Prinsip bisa rumangsa, ojo rumangsa bisa juga menjadi landasan bagi pengendalian ego, yang merupakan salah satu tantangan terbesar bagi banyak pemimpin. Sering kali, kekuasaan dapat membuat seseorang kehilangan perspektif dan menjadi sombong. Dalam ajaran Mangkunegara IV, pemimpin yang baik adalah mereka yang mampu menempatkan kebutuhan rakyat di atas ambisi pribadinya. Dengan memiliki empati yang mendalam, pemimpin dapat mengambil keputusan yang tidak hanya menguntungkan dirinya sendiri, tetapi juga memberikan manfaat bagi masyarakat luas.
Lebih jauh, Mangkunegara IV juga mengajarkan tiga prinsip utama lainnya: aja gumunan, aja kagetan, dan aja dumeh. Ketiga prinsip ini merupakan pedoman bagi pemimpin untuk menjaga stabilitas emosional dan keseimbangan dalam menghadapi berbagai situasi. Aja gumunan, atau "jangan mudah kagum", mengajarkan pemimpin untuk tidak mudah terpukau atau tergoda oleh hal-hal yang bersifat sementara. Hal ini sangat penting, terutama dalam dunia modern yang penuh dengan godaan seperti kekayaan, kekuasaan, dan penghormatan palsu. Pemimpin yang terlalu mudah terpesona oleh hal-hal ini cenderung kehilangan fokus pada tanggung jawab utamanya dan dapat menjadi korup atau tidak kompeten.
Sementara itu, aja kagetan, yang berarti "jangan mudah terkejut", menekankan pentingnya ketenangan dalam menghadapi situasi sulit. Pemimpin yang mudah terkejut atau panik akan kesulitan mengambil keputusan yang bijaksana, terutama dalam situasi krisis. Oleh karena itu, Mangkunegara IV mendorong para pemimpin untuk selalu bersiap menghadapi kemungkinan terburuk dan tetap tenang dalam menyelesaikan masalah. Sikap ini tidak hanya mencerminkan kematangan emosional, tetapi juga memberikan rasa aman bagi masyarakat yang mereka pimpin.

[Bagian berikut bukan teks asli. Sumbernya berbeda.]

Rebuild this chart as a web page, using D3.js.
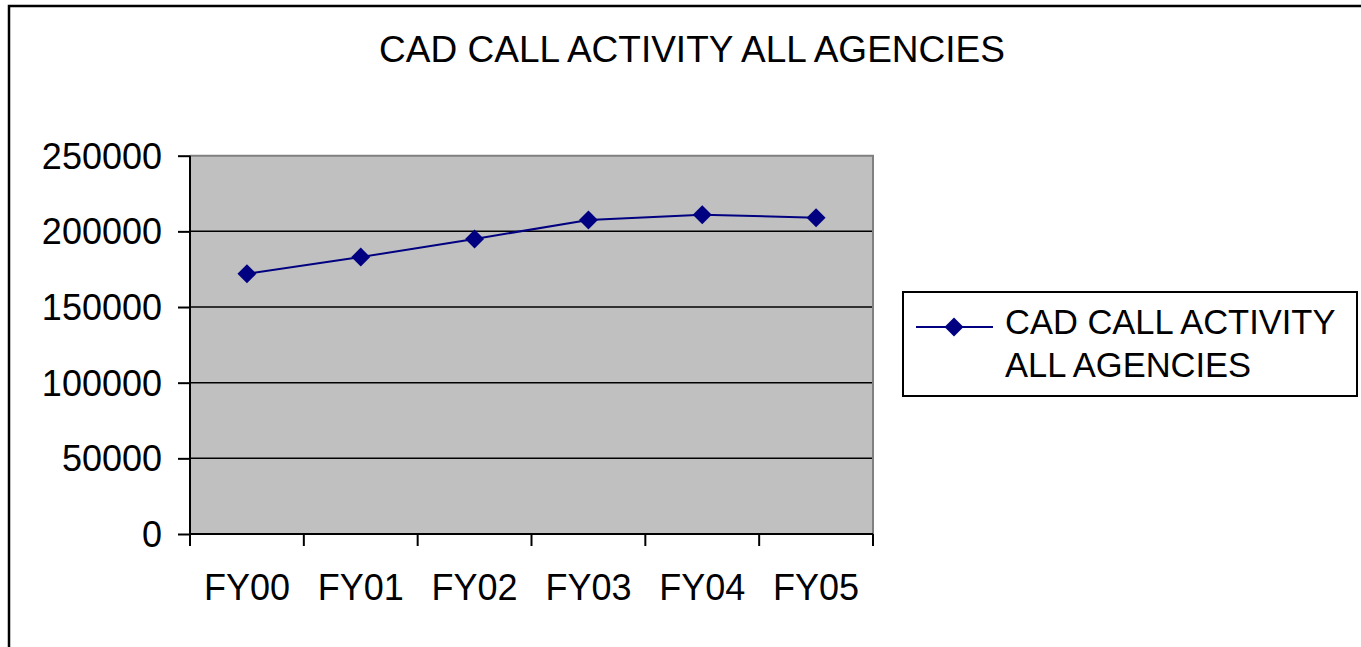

Prinsip ketiga, aja dumeh, atau "jangan mentang-mentang", adalah peringatan terhadap sikap sombong atau arogan. Mangkunegara IV mengingatkan bahwa kekuasaan bukanlah hak istimewa, melainkan tanggung jawab besar yang harus dijalankan dengan penuh integritas. Pemimpin yang sombong cenderung menggunakan kekuasaannya untuk keuntungan pribadi, yang pada akhirnya merusak kepercayaan masyarakat dan menciptakan ketidakstabilan. Dengan mengedepankan sikap rendah hati dan menghormati semua orang, pemimpin dapat membangun hubungan yang lebih harmonis dengan rakyatnya.
Selain prinsip-prinsip di atas, kebatinan Mangkunegara IV juga menekankan pentingnya harmoni antara individu, masyarakat, dan alam. Ia percaya bahwa kehidupan yang seimbang adalah kunci untuk mencapai kebahagiaan dan keberlanjutan. Oleh karena itu, dalam ajarannya, Mangkunegara IV sering kali menekankan pentingnya menjaga hubungan yang baik dengan sesama manusia, menghormati tradisi dan budaya, serta melestarikan lingkungan. Prinsip ini sangat relevan di era modern, di mana ketidakseimbangan sering kali menyebabkan konflik sosial, kerusakan lingkungan, dan hilangnya identitas budaya.